The production, though, was filled with truly admirable character work: Jeff De Leon, iconically assured as the love of Chanel's life; Jessica Denney, harrowing as an accused Nazi sympathizer who meets a violent end; Sean Tweedale, whose Jean Cocteau matched Chanel bitch for bitch. McKinley, it was clear, loves actors - you could practically feel the delight he took in letting them own the stage - and they responded to his generosity with panache; even the most minor roles here didn't feel minor. (We're only given one scene that shows Chanel-the-designer at work, but Marianna Caldwell - as a haughty Chanel customer - reacted to a new hat with such glorious comedic fulfillment that her expression said all we needed to know about the designer's talents.)
As McKinley and Luce made clear during Friday's post-show Q&A, they still consider Crème de Coco a work-in-progress, and the production wasn't without its bumpy patches. I could never, for instance, quite figure out the logic behind the memory-play structure. Chanel's first reverie (with her Nazi lover) appears to come in a dream, but afterwards there's a blackout and an extended scene change, at which point we find ourselves in the prefect's office, which leads to another set of flashbacks - exactly where (and when) are we, anyway?
Similarly, the play's breaking of the fourth wall was rather confusing, mostly because it felt so inconsistent; Chanel occasionally speaks directly to the audience, which makes sense, but so do a lot of the play's characters. (It's one thing for memory figures such as the abbess and De Leon's Arthur Capel to reference us directly, but why wouldn't Kloppenborg's Nazi do the same? And why does the "real-life" figure of the prefect deliver asides to the audience?) The internals of Crème de Coco's fantasy elements don't seem fully figured out yet.
Yet heaven knows the production didn't look like a work-in-progress. Dianne Dye's costumes were extraordinarily fine, and Kristofer Eitrheim's set design was like a costume in itself; with its ravishing golds and fuchsias and blacks, beautifully accentuated by Brad Frazee's gorgeous lighting effects, watching Crème de Coco often felt like falling into a designer gown.

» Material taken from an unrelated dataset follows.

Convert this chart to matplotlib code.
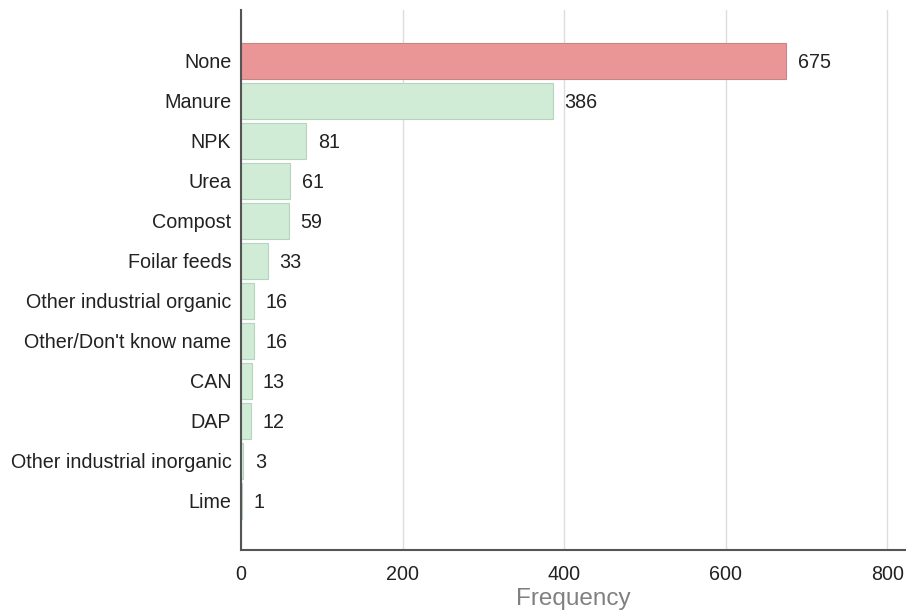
import matplotlib
matplotlib.use("Agg")
import matplotlib.pyplot as plt

categories = ["None", "Manure", "NPK", "Urea", "Compost", "Foilar feeds",
              "Other industrial organic", "Other/Don't know name", "CAN", "DAP",
              "Other industrial inorganic", "Lime"]
values = [675, 386, 81, 61, 59, 33, 16, 16, 13, 12, 3, 1]
xticks = [0, 200, 400, 600, 800]

plt.rcParams['font.family'] = ['Liberation Sans', 'DejaVu Sans']

fig = plt.figure(figsize=(9.06, 6.12), dpi=100)
ax = fig.add_axes([241/906, 62/612, 664/906, 540/612])

n = len(categories)
ypos = list(range(n))
colors = ["#EA9696"] + ["#D0ECD6"] * (n - 1)
edges = ["#C98585"] + ["#B5D6BD"] * (n - 1)
ax.barh(ypos, values, height=0.92, color=colors, edgecolor=edges, linewidth=0.8, zorder=2)

for y, v in zip(ypos, values):
    ax.text(v + 14, y + 0.03, str(v), va='center', ha='left', fontsize=14.2, color='#222222')

ax.set_yticks(ypos)
ax.set_yticklabels(categories, fontsize=14.2, color='#222222')
ax.set_ylim(n - 1 + 1.225, -1.275)
ax.set_xlim(0, 822)
ax.set_xticks(xticks)
ax.set_xticklabels([str(t) for t in xticks], fontsize=14.2, color='#222222')
ax.tick_params(axis='y', length=0, pad=7)
ax.tick_params(axis='x', length=0, pad=11)
ax.set_xlabel("Frequency", fontsize=17.5, color='#808080', labelpad=3)

ax.grid(axis='x', color='#DDDDDD', linewidth=1, zorder=0)
ax.set_axisbelow(True)
for s in ['top', 'right']:
    ax.spines[s].set_visible(False)
for s in ['left', 'bottom']:
    ax.spines[s].set_color('#555555')
    ax.spines[s].set_linewidth(1.5)

fig.savefig("out.png", dpi=100)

And McKinley lent the proceedings a graceful, understated elegance that perfectly matched its design and the frequent wit of Luce's script, which found the audience alternately laughing at the clever verbiage and hushed at the unexpected dramatic heft.

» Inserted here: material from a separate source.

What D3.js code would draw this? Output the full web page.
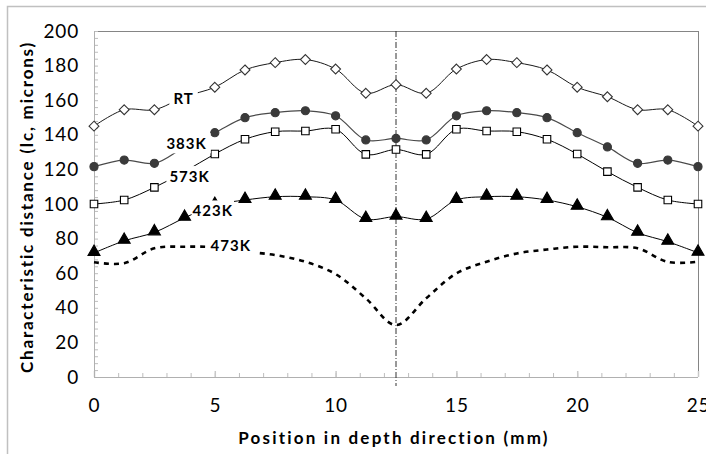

And, of course, there were the actors, led by the divine Kimberly Furness. Over the course of their Broadway careers, Luce and McKinley have been at least partially responsible for three Tony-winning performances thus far. Had Crème de Coco debuted at the Walter Kerr Theatre instead of the Galvin Fine Arts Center - and had Furness been there to debut with it - they might easily have upped that tally to four.